Print nothing but the lines from the start of the listing below through the line that contains "import numpy as np". Do not include the pictures.

Collection entries:
■ ■ ■
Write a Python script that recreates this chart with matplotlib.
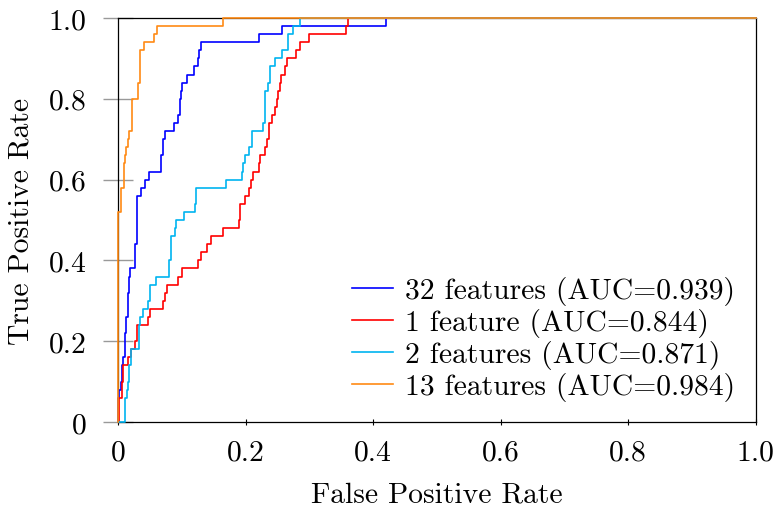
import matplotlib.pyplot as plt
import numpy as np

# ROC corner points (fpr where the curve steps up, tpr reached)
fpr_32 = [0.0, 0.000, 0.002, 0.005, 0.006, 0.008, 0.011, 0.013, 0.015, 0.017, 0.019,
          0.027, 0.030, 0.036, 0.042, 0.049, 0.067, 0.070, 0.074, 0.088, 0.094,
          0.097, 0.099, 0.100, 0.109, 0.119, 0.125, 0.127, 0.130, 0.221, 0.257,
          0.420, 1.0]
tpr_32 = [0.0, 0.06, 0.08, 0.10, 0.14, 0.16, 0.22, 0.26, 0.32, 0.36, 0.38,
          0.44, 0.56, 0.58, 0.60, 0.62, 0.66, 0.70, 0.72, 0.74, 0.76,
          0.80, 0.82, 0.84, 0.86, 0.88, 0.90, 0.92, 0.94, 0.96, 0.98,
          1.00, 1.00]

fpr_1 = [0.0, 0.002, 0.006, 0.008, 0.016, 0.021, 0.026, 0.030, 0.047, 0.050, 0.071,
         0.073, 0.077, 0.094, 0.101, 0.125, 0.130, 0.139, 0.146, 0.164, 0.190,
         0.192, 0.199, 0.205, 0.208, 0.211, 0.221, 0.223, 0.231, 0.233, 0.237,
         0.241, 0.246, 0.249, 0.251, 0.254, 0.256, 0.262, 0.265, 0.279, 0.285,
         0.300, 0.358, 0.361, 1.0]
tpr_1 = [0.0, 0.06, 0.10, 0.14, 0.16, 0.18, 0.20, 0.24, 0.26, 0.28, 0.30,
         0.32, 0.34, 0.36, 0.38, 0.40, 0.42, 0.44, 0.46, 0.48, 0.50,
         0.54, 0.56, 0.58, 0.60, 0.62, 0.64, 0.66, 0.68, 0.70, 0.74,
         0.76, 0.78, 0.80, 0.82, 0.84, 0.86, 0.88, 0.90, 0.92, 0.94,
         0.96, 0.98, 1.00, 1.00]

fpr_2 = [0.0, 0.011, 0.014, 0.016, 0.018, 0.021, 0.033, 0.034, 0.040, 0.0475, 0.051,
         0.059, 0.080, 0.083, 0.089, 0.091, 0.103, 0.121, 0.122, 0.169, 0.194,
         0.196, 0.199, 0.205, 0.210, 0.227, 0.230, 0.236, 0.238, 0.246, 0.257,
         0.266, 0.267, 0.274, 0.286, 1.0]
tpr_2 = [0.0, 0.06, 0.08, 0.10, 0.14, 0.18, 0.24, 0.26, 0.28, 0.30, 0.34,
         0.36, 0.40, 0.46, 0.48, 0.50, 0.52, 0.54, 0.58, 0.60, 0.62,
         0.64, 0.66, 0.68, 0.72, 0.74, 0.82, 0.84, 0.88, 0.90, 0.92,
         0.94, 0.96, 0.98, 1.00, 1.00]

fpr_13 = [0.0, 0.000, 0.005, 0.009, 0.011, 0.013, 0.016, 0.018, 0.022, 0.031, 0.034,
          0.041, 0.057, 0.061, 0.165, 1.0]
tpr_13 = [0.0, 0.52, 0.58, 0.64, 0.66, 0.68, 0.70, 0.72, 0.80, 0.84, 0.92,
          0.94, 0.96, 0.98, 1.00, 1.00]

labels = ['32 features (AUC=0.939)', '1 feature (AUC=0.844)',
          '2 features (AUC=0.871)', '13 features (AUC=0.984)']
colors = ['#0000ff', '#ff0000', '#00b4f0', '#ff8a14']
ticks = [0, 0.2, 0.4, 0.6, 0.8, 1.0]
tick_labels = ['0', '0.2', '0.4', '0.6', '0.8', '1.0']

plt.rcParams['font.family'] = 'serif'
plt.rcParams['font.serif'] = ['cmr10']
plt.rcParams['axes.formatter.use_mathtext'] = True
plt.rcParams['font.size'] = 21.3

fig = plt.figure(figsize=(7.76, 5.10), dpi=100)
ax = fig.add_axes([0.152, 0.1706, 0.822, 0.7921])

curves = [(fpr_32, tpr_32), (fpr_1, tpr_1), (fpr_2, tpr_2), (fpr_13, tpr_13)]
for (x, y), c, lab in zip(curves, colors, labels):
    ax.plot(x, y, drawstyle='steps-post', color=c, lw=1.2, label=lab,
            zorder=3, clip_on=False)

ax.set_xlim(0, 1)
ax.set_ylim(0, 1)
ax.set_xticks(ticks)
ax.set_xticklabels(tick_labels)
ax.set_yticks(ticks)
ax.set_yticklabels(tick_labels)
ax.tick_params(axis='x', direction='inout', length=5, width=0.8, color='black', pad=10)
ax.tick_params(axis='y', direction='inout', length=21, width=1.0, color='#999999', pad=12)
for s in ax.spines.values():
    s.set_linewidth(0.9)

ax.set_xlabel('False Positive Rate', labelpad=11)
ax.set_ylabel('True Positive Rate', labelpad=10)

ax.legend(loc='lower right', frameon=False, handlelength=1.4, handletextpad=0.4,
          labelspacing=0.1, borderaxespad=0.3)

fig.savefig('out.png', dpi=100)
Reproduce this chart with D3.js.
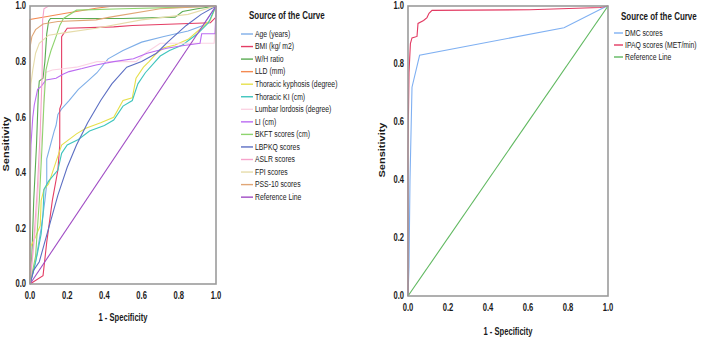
■ ■ ■
RESPONSE TO THE TASK.
Write a Python script that recreates this chart with matplotlib.
import matplotlib.pyplot as plt
import numpy as np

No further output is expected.